Jennifer A. Chin (cswallow) wrote,
Jennifer A. Chin
cswallow

But when

 No time to write fully, but I want to remember the red-headed anole that sat next to me on the LSRC wall today, his delicate digits resting on the stonework, and the paper thinness of his breath moving in the tiny bellows of his body. I want to remember jamming down the hill on my bike ride home, being startled by the vanilla scent of some invisible bloom.
It's spring and I've pulled my blinds up and tied them there. The trees come inside, so does the enormous spring moon, and the dawn light as I wake bleary-eyed for class. And when I smell the coffee brewing I feel happy and at home.
 
I've been questioning myself so much, every day of the past few weeks.

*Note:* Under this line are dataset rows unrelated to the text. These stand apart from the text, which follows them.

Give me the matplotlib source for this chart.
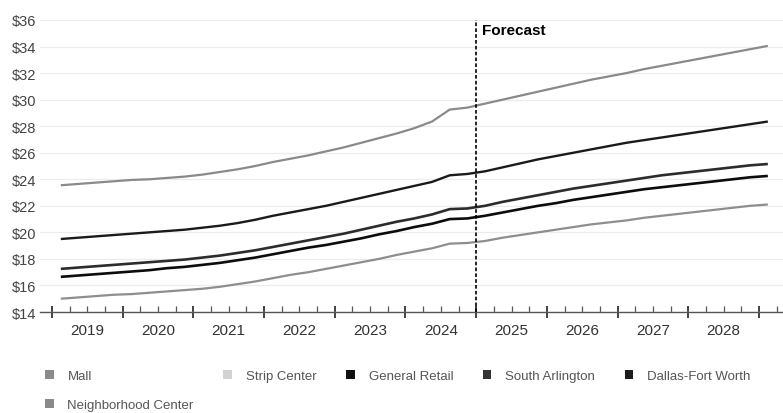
import matplotlib
matplotlib.use("Agg")
import matplotlib.pyplot as plt
from matplotlib import font_manager
from matplotlib.patches import Patch
from matplotlib.transforms import blended_transform_factory
import numpy as np

# Quarterly asking rent ($/SF) by retail segment, 2019Q1 through 2029Q1
quarters = [f"{y}Q{q}" for y in range(2019, 2029) for q in range(1, 5)] + ["2029Q1"]

mall = [23.55, 23.65, 23.75, 23.85, 23.95, 24.0, 24.1, 24.2,
        24.35, 24.55, 24.75, 25.0, 25.3, 25.55, 25.8, 26.1,
        26.4, 26.75, 27.1, 27.45, 27.85, 28.35, 29.25, 29.4,
        29.7, 30.0, 30.3, 30.6, 30.9, 31.2, 31.5, 31.75,
        32.0, 32.3, 32.55, 32.8, 33.05, 33.3, 33.55, 33.8, 34.05]

general_retail = [19.5, 19.6, 19.7, 19.8, 19.9, 20.0, 20.1, 20.2,
                  20.35, 20.5, 20.7, 20.95, 21.25, 21.5, 21.75, 22.0,
                  22.3, 22.6, 22.9, 23.2, 23.5, 23.8, 24.3, 24.4,
                  24.6, 24.9, 25.2, 25.5, 25.75, 26.0, 26.25, 26.5,
                  26.75, 26.95, 27.15, 27.35, 27.55, 27.75, 27.95, 28.15, 28.35]

south_arlington = [17.25, 17.35, 17.45, 17.55, 17.65, 17.75, 17.85, 17.95,
                   18.1, 18.25, 18.45, 18.65, 18.9, 19.15, 19.4, 19.65,
                   19.9, 20.2, 20.5, 20.8, 21.05, 21.35, 21.75, 21.8,
                   22.0, 22.3, 22.55, 22.8, 23.05, 23.3, 23.5, 23.7,
                   23.9, 24.1, 24.3, 24.45, 24.6, 24.75, 24.9, 25.05, 25.15]

dallas_fort_worth = [16.65, 16.75, 16.85, 16.95, 17.05, 17.15, 17.3, 17.4,
                     17.55, 17.7, 17.9, 18.1, 18.35, 18.6, 18.85, 19.05,
                     19.3, 19.55, 19.85, 20.1, 20.4, 20.65, 21.0, 21.05,
                     21.25, 21.5, 21.75, 22.0, 22.2, 22.45, 22.65, 22.85,
                     23.05, 23.25, 23.4, 23.55, 23.7, 23.85, 24.0, 24.15, 24.25]

neighborhood_center = [15.0, 15.1, 15.2, 15.3, 15.35, 15.45, 15.55, 15.65,
                       15.75, 15.9, 16.1, 16.3, 16.55, 16.8, 17.0, 17.25,
                       17.5, 17.75, 18.0, 18.3, 18.55, 18.8, 19.15, 19.2,
                       19.35, 19.6, 19.8, 20.0, 20.2, 20.4, 20.6, 20.75,
                       20.9, 21.1, 21.25, 21.4, 21.55, 21.7, 21.85, 22.0, 22.1]

years = list(range(2019, 2029))
year_labels = [str(y) for y in years]
y_ticks = list(range(14, 37, 2))
forecast_start = 2025.0

# quarter midpoints in decimal years
def q_to_x(label):
    y, q = label.split("Q")
    return int(y) + (int(q) - 0.5) / 4.0

x = np.array([q_to_x(q) for q in quarters])

names = {f.name for f in font_manager.fontManager.ttflist}
base_font = "Liberation Sans" if "Liberation Sans" in names else "DejaVu Sans"
plt.rcParams["font.family"] = [base_font, "DejaVu Sans"]

fig = plt.figure(figsize=(7.83, 4.14), dpi=100)
ax = fig.add_axes([40 / 783, 1 - 313 / 414, 1 - 40 / 783, (313 - 21) / 414])

series = [
    ("Mall", mall, "#8a8a8a", 1.6),
    ("General Retail", general_retail, "#1a1a1a", 1.7),
    ("South Arlington", south_arlington, "#2c2c2c", 1.9),
    ("Dallas-Fort Worth", dallas_fort_worth, "#0c0c0c", 1.9),
    ("Neighborhood Center", neighborhood_center, "#8e8e8e", 1.6),
]
for name, vals, color, lw in series:
    ax.plot(x, vals, color=color, lw=lw, solid_capstyle="butt", zorder=3)

ax.set_ylim(14, 36)
ax.set_xlim(2019 - 12 / 70.7, 2019 + 731 / 70.7)
ax.set_yticks(y_ticks)
ax.set_yticklabels([f"${v}" for v in y_ticks])
ax.grid(axis="y", color="#ececec", lw=0.9)
ax.set_axisbelow(True)

for s in ["left", "right", "top"]:
    ax.spines[s].set_visible(False)
ax.spines["bottom"].set_color("#555555")
ax.spines["bottom"].set_linewidth(1.0)

ax.tick_params(axis="y", length=0, labelsize=10.5, labelcolor="#444444", pad=3)
ax.set_xticks(list(range(2019, 2030)))
ax.set_xticklabels([])
ax.set_xticks(np.arange(2019, 2029.5, 0.25), minor=True)
ax.tick_params(axis="x", which="major", direction="inout", length=9, width=1.3, color="#333333")
ax.tick_params(axis="x", which="minor", direction="in", length=4, width=0.9, color="#555555")

trans = blended_transform_factory(ax.transData, ax.transAxes)
for yr, lab in zip(years, year_labels):
    ax.text(yr + 0.5, -0.06, lab, transform=trans, ha="center", va="center",
            fontsize=11, color="#333333")

ax.axvline(forecast_start, color="black", lw=1.2, ls=(0, (2.2, 1.3)), zorder=4)
ax.annotate("Forecast", xy=(forecast_start, 36), xytext=(4, -7.5),
            textcoords="offset points", ha="left", va="center",
            fontsize=11, fontweight="bold", color="black")

legend_items = [
    ("Mall", "#8a8a8a"),
    ("Neighborhood Center", "#8a8a8a"),
    ("Strip Center", "#d2d2d2"),
    ("General Retail", "#111111"),
    ("South Arlington", "#333333"),
    ("Dallas-Fort Worth", "#1c1c1c"),
]
handles = [Patch(facecolor=c, edgecolor="none", label=n) for n, c in legend_items]
fig.legend(handles=handles, ncol=5, loc="upper left", bbox_to_anchor=(45 / 783, 1 - 371 / 414),
           frameon=False, fontsize=9.5, labelcolor="#555555",
           handlelength=0.65, handleheight=0.65, handletextpad=1.05,
           columnspacing=2.25, labelspacing=1.3, borderaxespad=0, borderpad=0)

fig.savefig("out.png", dpi=100)
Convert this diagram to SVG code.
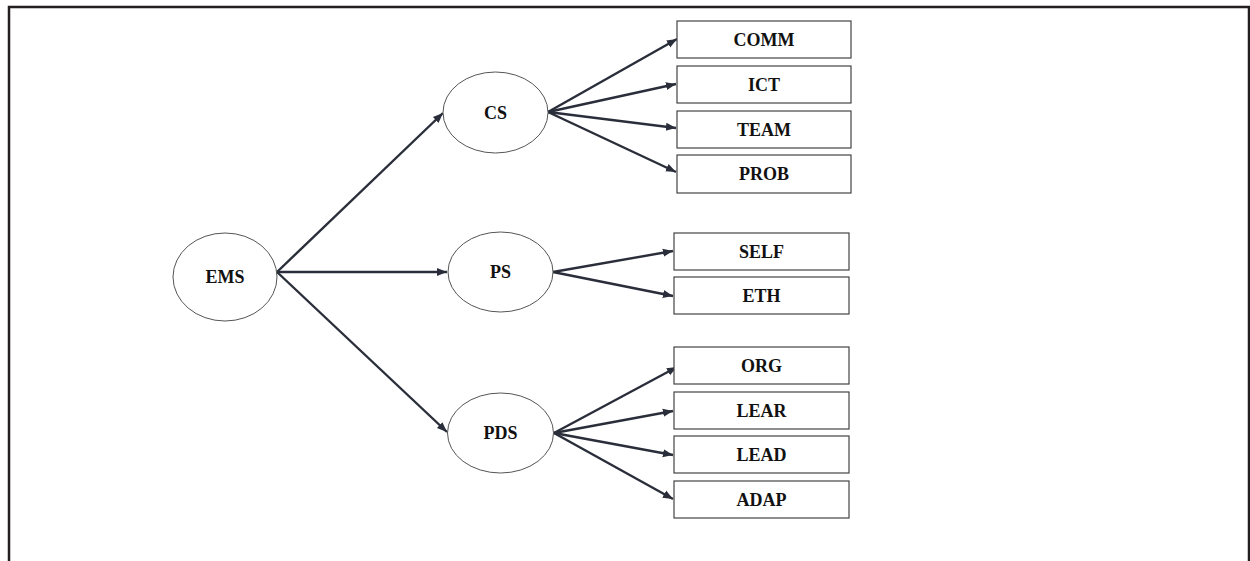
<svg xmlns="http://www.w3.org/2000/svg" width="1250" height="561" viewBox="0 0 1250 561">
<defs>
<marker id="ah" viewBox="0 0 10 10" refX="10" refY="5" markerWidth="4.2" markerHeight="4.2" orient="auto" markerUnits="strokeWidth">
<path d="M0,1 L10,5 L0,9 Z" fill="#2a2e3a"/>
</marker>
<style>
.frame{fill:none;stroke:#231f20;stroke-width:2.5}
.ell{fill:#fff;stroke:#555;stroke-width:1}
.box{fill:#fff;stroke:#444;stroke-width:1.2}
.lbl{font-family:"Liberation Serif","Times New Roman",serif;font-weight:bold;font-size:18px;fill:#111;text-anchor:middle;dominant-baseline:central}
.con{stroke:#2a2e3a;stroke-width:2.4;fill:none;marker-end:url(#ah)}
</style>
</defs>
<rect width="1250" height="561" fill="#fff"/>
<path class="frame" d="M9,561 L9,7 L1249,7 L1249,561"/>
<g id="connectors">
<line class="con" x1="277" y1="272" x2="443" y2="113"/>
<line class="con" x1="277" y1="272" x2="447" y2="272"/>
<line class="con" x1="277" y1="272" x2="447" y2="432"/>
<line class="con" x1="548" y1="112" x2="677" y2="39"/>
<line class="con" x1="548" y1="112" x2="676" y2="84"/>
<line class="con" x1="548" y1="112" x2="676" y2="128"/>
<line class="con" x1="548" y1="112" x2="676" y2="172"/>
<line class="con" x1="553" y1="272" x2="673" y2="251"/>
<line class="con" x1="553" y1="272" x2="673" y2="296"/>
<line class="con" x1="554" y1="433" x2="677" y2="367"/>
<line class="con" x1="554" y1="433" x2="673" y2="411"/>
<line class="con" x1="554" y1="433" x2="673" y2="455"/>
<line class="con" x1="554" y1="433" x2="673" y2="499"/>
</g>
<g id="EMS"><ellipse class="ell" cx="225" cy="277" rx="52" ry="44"/><text class="lbl" x="225" y="277">EMS</text></g>
<g id="CS"><ellipse class="ell" cx="495.5" cy="112.5" rx="52.5" ry="40.5"/><text class="lbl" x="495.5" y="112.5">CS</text></g>
<g id="PS"><ellipse class="ell" cx="500.5" cy="272" rx="52.5" ry="40"/><text class="lbl" x="500.5" y="272">PS</text></g>
<g id="PDS"><ellipse class="ell" cx="500.5" cy="433" rx="53" ry="40"/><text class="lbl" x="500.5" y="433">PDS</text></g>
<g id="COMM"><rect class="box" x="677" y="21" width="174" height="37"/><text class="lbl" x="764" y="39.5">COMM</text></g>
<g id="ICT"><rect class="box" x="677" y="66" width="174" height="37"/><text class="lbl" x="764" y="84.5">ICT</text></g>
<g id="TEAM"><rect class="box" x="677" y="111" width="174" height="37"/><text class="lbl" x="764" y="129.5">TEAM</text></g>
<g id="PROB"><rect class="box" x="677" y="155" width="174" height="38"/><text class="lbl" x="764" y="174">PROB</text></g>
<g id="SELF"><rect class="box" x="674" y="233" width="175" height="37"/><text class="lbl" x="761.5" y="251.5">SELF</text></g>
<g id="ETH"><rect class="box" x="674" y="277" width="175" height="37"/><text class="lbl" x="761.5" y="295.5">ETH</text></g>
<g id="ORG"><rect class="box" x="674" y="347" width="175" height="37"/><text class="lbl" x="761.5" y="365.5">ORG</text></g>
<g id="LEAR"><rect class="box" x="674" y="392" width="175" height="37"/><text class="lbl" x="761.5" y="410.5">LEAR</text></g>
<g id="LEAD"><rect class="box" x="674" y="436" width="175" height="37"/><text class="lbl" x="761.5" y="454.5">LEAD</text></g>
<g id="ADAP"><rect class="box" x="674" y="481" width="175" height="37"/><text class="lbl" x="761.5" y="499.5">ADAP</text></g>
</svg>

But when during language exchange Edward is drawing me a map of the best restaurants in Beijing and I'm telling him what "grits" are; when Allison and Ashley and Azhar perch next to me and we talk about the future of Pakistan; when I see Rex for the first time in 2 months and he tells me his wife is pregnant; when Garner expounds on the joys of Jimmy Buffet; when I am sitting here in between a shower and a meeting and the azaleas are blooming, and so are the lilies from Clay, and so are my dancing dreams...
 
When all that, I can feel my body alive in the world - heart beating, nerves firing - and I realize that questions or not, this is my beautiful life.